More and more, I'm realizing that communication--and, by extension, relationships--is entirely contextual. For example, there are people with whom I would correspond by e-mail but never, ever call on the phone or visit. It's not that I find these people's fleshly incarnations disturbing (indeed, some of them are people I've never seen). I just like them to talk to me in text. And while an e-mail relationship might feel more distant than a phone relationship, in some ways it's far more intimate. As any low-life AOL junkie can tell you, e-mail relationships inflame the imagination the same way a trashy novel does. You can project anything you want onto your e-mail correspondent: assign her virtues, beauty, even read her sentences in several different ways depending on your mood.

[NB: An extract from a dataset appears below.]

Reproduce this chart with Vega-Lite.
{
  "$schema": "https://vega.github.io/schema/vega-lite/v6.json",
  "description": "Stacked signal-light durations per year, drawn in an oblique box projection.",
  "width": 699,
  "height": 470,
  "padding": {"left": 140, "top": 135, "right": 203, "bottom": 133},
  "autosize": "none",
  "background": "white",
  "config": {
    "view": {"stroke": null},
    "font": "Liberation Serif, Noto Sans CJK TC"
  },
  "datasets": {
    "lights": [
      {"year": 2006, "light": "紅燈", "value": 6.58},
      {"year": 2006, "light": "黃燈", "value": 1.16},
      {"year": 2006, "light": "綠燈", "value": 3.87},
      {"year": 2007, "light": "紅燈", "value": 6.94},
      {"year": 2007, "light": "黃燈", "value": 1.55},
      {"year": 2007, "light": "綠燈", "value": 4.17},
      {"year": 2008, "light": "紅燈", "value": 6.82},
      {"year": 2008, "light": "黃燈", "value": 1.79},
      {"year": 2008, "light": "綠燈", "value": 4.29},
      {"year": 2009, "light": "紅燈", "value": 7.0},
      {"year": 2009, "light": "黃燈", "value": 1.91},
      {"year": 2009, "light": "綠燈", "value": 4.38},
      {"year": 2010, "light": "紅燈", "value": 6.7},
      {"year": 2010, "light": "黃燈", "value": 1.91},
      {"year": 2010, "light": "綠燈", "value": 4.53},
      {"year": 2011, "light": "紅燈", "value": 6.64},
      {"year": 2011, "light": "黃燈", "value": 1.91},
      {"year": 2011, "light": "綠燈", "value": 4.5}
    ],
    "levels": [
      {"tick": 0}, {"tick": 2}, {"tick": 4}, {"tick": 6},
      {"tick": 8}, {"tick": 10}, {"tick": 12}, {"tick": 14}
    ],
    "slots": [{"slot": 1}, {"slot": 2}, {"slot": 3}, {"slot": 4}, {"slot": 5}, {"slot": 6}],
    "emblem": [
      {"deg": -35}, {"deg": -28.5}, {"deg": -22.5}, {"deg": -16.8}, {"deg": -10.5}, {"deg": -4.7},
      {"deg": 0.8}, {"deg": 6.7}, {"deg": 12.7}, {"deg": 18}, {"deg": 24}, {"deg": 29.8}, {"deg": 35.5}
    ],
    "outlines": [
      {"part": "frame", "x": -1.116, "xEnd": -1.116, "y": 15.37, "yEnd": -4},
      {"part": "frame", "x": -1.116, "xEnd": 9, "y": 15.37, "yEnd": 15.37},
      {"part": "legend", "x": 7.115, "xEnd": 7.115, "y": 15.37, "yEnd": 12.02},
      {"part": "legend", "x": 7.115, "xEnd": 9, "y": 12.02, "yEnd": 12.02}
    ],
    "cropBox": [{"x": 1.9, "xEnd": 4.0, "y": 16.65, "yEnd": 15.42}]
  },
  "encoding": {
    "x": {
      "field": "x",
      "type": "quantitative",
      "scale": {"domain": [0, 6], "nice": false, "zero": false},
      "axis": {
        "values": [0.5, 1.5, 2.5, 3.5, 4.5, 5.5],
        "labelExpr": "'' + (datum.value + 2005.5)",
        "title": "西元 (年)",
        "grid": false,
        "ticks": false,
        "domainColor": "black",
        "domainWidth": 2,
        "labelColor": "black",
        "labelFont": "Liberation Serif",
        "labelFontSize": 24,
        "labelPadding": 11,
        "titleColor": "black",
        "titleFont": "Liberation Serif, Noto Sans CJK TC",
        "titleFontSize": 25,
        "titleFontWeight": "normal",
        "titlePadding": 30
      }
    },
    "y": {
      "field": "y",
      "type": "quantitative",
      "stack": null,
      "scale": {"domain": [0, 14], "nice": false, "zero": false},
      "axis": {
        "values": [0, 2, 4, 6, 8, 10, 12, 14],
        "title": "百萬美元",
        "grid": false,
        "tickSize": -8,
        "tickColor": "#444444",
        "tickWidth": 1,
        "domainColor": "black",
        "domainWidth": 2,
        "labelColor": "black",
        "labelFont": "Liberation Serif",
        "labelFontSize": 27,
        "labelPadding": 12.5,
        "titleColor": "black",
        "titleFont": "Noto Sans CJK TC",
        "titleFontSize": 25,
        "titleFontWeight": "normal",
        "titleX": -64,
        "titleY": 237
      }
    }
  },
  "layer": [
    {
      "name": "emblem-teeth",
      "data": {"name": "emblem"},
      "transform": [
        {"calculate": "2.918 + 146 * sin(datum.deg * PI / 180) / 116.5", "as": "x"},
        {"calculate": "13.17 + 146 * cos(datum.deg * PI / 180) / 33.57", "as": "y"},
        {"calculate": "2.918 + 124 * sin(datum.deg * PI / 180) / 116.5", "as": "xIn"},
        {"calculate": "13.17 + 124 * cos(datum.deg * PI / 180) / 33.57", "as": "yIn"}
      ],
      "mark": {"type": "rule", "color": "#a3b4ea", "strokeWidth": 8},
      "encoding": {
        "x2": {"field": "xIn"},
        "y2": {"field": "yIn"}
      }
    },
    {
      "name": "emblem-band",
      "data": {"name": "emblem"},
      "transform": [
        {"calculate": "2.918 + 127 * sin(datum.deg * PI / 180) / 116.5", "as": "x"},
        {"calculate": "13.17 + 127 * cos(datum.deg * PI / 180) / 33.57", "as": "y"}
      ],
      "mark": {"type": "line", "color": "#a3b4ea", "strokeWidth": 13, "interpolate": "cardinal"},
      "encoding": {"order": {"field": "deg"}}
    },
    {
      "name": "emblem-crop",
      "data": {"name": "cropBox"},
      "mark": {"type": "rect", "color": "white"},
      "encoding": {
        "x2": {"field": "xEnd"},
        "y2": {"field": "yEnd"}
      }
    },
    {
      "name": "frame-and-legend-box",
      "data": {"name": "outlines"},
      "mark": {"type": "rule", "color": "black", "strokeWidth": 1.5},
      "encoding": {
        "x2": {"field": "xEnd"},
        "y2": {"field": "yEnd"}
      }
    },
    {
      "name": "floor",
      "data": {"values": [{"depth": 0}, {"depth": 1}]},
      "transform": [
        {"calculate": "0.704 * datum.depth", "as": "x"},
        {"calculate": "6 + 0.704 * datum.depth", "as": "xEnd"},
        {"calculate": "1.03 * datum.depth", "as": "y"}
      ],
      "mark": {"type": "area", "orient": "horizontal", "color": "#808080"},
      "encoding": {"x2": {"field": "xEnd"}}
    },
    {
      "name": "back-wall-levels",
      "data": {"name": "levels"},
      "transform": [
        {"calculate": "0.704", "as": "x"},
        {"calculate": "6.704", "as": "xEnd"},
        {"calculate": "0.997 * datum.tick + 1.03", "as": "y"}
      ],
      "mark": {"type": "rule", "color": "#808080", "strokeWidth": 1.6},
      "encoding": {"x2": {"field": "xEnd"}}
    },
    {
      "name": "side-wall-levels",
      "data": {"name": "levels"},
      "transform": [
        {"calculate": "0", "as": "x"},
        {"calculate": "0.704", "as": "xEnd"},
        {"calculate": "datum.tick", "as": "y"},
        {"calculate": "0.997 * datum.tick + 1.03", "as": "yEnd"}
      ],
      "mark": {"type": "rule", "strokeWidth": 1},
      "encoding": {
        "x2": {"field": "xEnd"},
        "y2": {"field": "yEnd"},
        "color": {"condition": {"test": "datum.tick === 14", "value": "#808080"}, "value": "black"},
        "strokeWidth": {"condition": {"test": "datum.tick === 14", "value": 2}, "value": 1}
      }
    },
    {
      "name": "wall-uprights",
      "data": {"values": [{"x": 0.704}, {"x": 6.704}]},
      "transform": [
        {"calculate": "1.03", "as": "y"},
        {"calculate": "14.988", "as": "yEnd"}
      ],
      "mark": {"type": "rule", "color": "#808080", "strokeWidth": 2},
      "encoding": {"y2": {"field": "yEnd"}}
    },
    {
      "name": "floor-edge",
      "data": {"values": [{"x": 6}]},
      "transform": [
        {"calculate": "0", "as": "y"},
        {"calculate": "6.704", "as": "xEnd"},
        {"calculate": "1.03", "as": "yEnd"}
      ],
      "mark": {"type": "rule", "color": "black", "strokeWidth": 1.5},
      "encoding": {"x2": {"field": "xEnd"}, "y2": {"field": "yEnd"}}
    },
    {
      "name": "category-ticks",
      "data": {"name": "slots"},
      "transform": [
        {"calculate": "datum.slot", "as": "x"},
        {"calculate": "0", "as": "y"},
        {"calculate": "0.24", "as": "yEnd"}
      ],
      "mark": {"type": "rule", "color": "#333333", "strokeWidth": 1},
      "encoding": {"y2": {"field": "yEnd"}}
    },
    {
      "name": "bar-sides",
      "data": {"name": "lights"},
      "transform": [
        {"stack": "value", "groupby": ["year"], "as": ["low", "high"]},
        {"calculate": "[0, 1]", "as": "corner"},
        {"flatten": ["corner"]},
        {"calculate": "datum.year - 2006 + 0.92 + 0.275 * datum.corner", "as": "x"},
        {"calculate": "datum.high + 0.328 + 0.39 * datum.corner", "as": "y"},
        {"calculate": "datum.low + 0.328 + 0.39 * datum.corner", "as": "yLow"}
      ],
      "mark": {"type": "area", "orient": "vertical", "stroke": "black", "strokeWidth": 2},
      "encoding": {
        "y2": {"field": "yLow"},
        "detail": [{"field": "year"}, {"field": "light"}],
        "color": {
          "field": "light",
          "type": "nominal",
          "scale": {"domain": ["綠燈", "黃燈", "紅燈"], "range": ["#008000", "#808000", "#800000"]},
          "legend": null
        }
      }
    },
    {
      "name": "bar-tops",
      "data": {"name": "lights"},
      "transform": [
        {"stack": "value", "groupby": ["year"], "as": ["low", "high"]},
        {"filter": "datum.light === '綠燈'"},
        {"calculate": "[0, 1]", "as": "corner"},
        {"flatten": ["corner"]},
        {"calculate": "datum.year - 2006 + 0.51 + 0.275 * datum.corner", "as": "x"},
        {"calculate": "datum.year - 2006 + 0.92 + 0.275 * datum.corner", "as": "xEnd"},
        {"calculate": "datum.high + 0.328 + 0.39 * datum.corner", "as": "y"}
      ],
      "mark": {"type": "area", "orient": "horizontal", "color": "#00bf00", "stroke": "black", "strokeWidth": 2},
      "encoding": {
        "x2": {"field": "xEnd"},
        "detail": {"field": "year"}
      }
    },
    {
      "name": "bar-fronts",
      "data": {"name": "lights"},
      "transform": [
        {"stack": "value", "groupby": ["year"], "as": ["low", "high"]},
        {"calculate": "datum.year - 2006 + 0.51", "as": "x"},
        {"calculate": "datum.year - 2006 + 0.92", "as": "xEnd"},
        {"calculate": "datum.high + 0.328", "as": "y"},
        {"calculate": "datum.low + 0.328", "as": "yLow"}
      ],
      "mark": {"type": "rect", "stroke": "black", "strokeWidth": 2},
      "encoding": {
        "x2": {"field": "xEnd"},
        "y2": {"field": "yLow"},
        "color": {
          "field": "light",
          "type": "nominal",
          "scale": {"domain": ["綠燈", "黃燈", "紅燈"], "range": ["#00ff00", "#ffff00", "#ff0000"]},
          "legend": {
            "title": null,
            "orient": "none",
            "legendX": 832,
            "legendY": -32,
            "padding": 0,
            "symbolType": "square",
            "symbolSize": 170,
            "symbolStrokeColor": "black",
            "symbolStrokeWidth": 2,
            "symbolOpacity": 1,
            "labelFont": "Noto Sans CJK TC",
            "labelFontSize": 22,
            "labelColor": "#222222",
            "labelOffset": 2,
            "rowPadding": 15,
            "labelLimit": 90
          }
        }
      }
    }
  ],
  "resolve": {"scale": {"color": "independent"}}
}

There's a dark side to all of this, too, of course. Recently I found myself swept away by a semi-mysterious stranger who began writing me some of the funniest and most eloquent e-mails I'd received in a while. He wrote like Hunter Thompson did before the drugs ate his brain, got all of my obscure techno-references, and even had good politics (unlike certain libertarian techno-dipshits who shall remain nameless). But when he called me, then asked me to get dinner with him, I got paranoid. He was interrupting the perfect flow of e-mail and thereby puncturing my fantasy. Since he was using an alias, I had no idea who he really was. As long as our relationship remained in the e-mail bubble, it didn't matter: he was just Mr. X, the guy with prose hot enough to kiss. I didn't have to worry about whether he would be a dink in person or turn out to be a friend of mine playing a joke.

Plus, once you know you're going to meet someone, there are all kinds of niggling little truthful details you want all of a sudden. For example, real names become important. So do little reassurances of stability, like whether the person has some kind of tenable room-and-board situation. In the world of e-mail, we can be free of those concerns and just talk.

Then there's an even weirder communication situation that I've found myself in several times. I met someone at a conference recently and was instantly intrigued. After one night of talking and drinking, we returned to our homes, separated by several hundreds of miles. And for some reason, we got into the habit of communicating via a chat program called ICQ. We go for days without talking, and then suddenly, if we're both online and in the mood, we'll send this intense flurry of chat messages, often overlapping, like over-eager and hyper-active kids passing notes in class. Why did we go from face-to-face communication to online chat? Who knows? It just felt like the right context for us to continue our conversation.

I actually hate the telephone. It reproduces all of the worst aspects of online communication and in-person meetings. You can't touch or see the person you're talking to (which is often maddening) and yet you can hear every nuance in their tone so that you can't use your imagination to interpret what they're saying. Every relationship needs some fantasy. Either that or it needs work. And frankly, I can only handle so much work.